INSTRUCTIONS TO FOLLOW:
Print the listing in its entirety and exactly, leaving out images.
§
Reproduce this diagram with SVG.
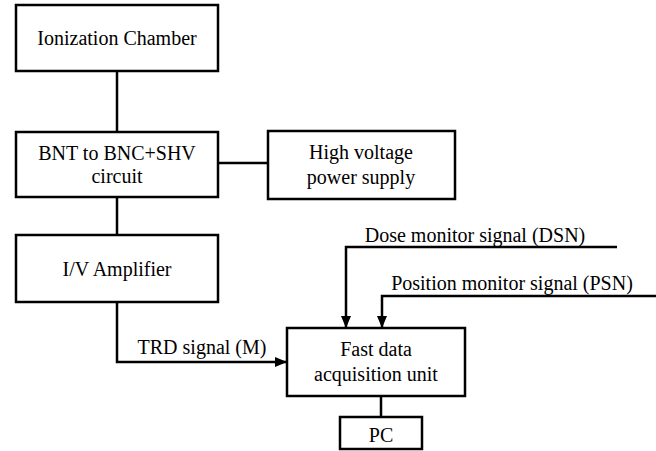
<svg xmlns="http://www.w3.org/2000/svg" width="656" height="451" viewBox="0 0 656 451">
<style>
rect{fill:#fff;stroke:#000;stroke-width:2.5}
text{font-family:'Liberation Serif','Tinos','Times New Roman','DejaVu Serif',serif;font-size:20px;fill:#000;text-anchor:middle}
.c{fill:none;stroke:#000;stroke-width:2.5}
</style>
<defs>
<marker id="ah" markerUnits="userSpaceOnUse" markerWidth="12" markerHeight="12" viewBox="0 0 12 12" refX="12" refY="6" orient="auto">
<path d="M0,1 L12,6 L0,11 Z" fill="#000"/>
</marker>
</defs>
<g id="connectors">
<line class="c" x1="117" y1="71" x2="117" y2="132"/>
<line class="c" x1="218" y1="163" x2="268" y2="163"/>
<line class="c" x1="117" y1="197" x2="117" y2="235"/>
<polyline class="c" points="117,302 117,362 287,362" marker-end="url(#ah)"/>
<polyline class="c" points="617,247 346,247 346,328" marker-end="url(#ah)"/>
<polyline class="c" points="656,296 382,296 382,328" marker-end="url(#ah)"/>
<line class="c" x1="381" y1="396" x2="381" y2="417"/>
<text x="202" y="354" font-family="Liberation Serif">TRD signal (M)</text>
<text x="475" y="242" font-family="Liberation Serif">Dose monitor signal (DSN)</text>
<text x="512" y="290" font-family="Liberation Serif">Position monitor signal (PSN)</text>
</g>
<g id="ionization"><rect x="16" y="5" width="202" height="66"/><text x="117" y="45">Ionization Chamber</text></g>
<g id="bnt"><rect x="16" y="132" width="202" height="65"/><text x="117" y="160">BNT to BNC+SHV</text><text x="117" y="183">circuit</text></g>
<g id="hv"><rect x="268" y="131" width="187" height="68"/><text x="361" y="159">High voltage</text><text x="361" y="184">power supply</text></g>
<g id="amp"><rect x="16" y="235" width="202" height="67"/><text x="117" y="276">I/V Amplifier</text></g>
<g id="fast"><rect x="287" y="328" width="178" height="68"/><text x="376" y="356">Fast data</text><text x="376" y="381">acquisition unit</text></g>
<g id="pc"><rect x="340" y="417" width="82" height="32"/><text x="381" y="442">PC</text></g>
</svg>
§
OUTPUT:
Reproduce this diagram with SVG.
<svg xmlns="http://www.w3.org/2000/svg" width="656" height="451" viewBox="0 0 656 451">
<style>
rect{fill:#fff;stroke:#000;stroke-width:2.5}
text{font-family:'Liberation Serif','Tinos','Times New Roman','DejaVu Serif',serif;font-size:20px;fill:#000;text-anchor:middle}
.c{fill:none;stroke:#000;stroke-width:2.5}
</style>
<defs>
<marker id="ah" markerUnits="userSpaceOnUse" markerWidth="12" markerHeight="12" viewBox="0 0 12 12" refX="12" refY="6" orient="auto">
<path d="M0,1 L12,6 L0,11 Z" fill="#000"/>
</marker>
</defs>
<g id="connectors">
<line class="c" x1="117" y1="71" x2="117" y2="132"/>
<line class="c" x1="218" y1="163" x2="268" y2="163"/>
<line class="c" x1="117" y1="197" x2="117" y2="235"/>
<polyline class="c" points="117,302 117,362 287,362" marker-end="url(#ah)"/>
<polyline class="c" points="617,247 346,247 346,328" marker-end="url(#ah)"/>
<polyline class="c" points="656,296 382,296 382,328" marker-end="url(#ah)"/>
<line class="c" x1="381" y1="396" x2="381" y2="417"/>
<text x="202" y="354" font-family="Liberation Serif">TRD signal (M)</text>
<text x="475" y="242" font-family="Liberation Serif">Dose monitor signal (DSN)</text>
<text x="512" y="290" font-family="Liberation Serif">Position monitor signal (PSN)</text>
</g>
<g id="ionization"><rect x="16" y="5" width="202" height="66"/><text x="117" y="45">Ionization Chamber</text></g>
<g id="bnt"><rect x="16" y="132" width="202" height="65"/><text x="117" y="160">BNT to BNC+SHV</text><text x="117" y="183">circuit</text></g>
<g id="hv"><rect x="268" y="131" width="187" height="68"/><text x="361" y="159">High voltage</text><text x="361" y="184">power supply</text></g>
<g id="amp"><rect x="16" y="235" width="202" height="67"/><text x="117" y="276">I/V Amplifier</text></g>
<g id="fast"><rect x="287" y="328" width="178" height="68"/><text x="376" y="356">Fast data</text><text x="376" y="381">acquisition unit</text></g>
<g id="pc"><rect x="340" y="417" width="82" height="32"/><text x="381" y="442">PC</text></g>
</svg>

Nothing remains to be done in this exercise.